LIQUIDITY AND CAPITAL RESOURCES

        The Partnership in the past has generated cash through a
combination of sources to meet its debt service requirements,
make capital expenditures, pay cash distributions to partners and
finance settlements of take-or-pay and related claims.  These
sources have included cash flow from operations, the issuance of
additional First Mortgage Notes, financial support from Energy
through capital lease financing and other transactions,
reductions in working capital requirements, and asset sales.  
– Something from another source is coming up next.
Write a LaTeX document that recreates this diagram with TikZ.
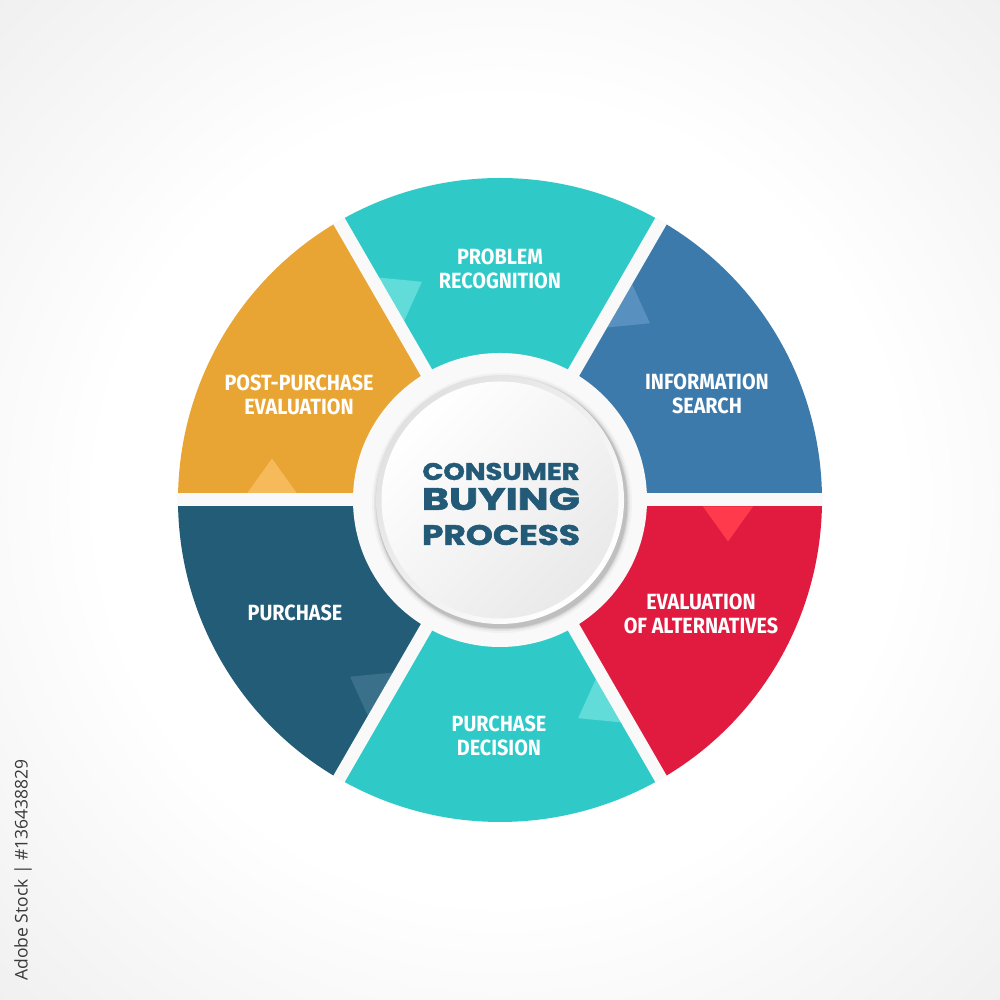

        In 1993, the Partnership's operating cash flow was
reduced by depressed NGL product prices, higher natural gas
shrinkage costs, continued intense competition in the natural gas
industry and the reduction of Transmission's sales volumes.  See
"Results of Operations" above.  These conditions are expected to
continue into 1994 resulting in a reduction of the Partnership's
cash flows from operations.  

        The Partnership, through the Management Partnership,
issued $550 million principal amount of First Mortgage Notes in
1987 and an additional $75 million of First Mortgage Notes in
1988.  However, under the terms of the Mortgage Indenture, the
Management Partnership and the Subsidiary Operating Partnerships,
the principal operating and asset ownership subsidiaries of the
Partnership, are not permitted to issue any additional long-term
debt without the issuance of additional partners' equity.  The
General Partner does not anticipate any such issuance as it
believes that the partnership form of business organization does
not allow for the raising of significant additional equity
capital, and that issuance of any additional equity securities,
if feasible, would likely have a negative impact on the existing
holders of Common Units.  Debt service on the First Mortgage
Notes, including payments into escrow for both principal and
interest, was $81 million, $80.6 million and $79.2 million for
1993, 1992 and 1991, respectively, and will be $81 million, $80.9
million, $80.4 million, $79.6 million and $75.9 million for the
years 1994 through 1998, respectively.  See Note 3 of Notes to
Consolidated Financial Statements.

        Commencing in 1991, the Partnership entered into a
series of leasing transactions with Energy to provide financial
support for certain Partnership capital expenditure projects that
were approved by the Board of Directors of the General Partner. 
These projects, which had a total cost of approximately $101
million, consisted of the East Texas Pipeline Extension, the
Fractionator Expansion Project and the Thompsonville Project and
are being leased by Energy to the Partnership under capital
leases.  See Note 5 of Notes to Consolidated Financial Statements
for additional information with regard to these leases and a
schedule of minimum lease payments.  The leasing transactions
between the Partnership and Energy have enabled the Partnership
to engage in capital expansions and business opportunities that
would otherwise have been unavailable to it.  However, the rate
of return available to Energy from such transactions is limited
to the lease payments specified in the lease and any related tax
benefits.  Additionally, in 1991, a Unitholder commenced a class
action and derivative lawsuit against the General Partner, Energy
and certain of their respective officers and directors relating,
in part, to such leasing transactions.  As a result of these and
other factors, the Partnership and Energy do not intend to enter
into any further significant leasing transactions.  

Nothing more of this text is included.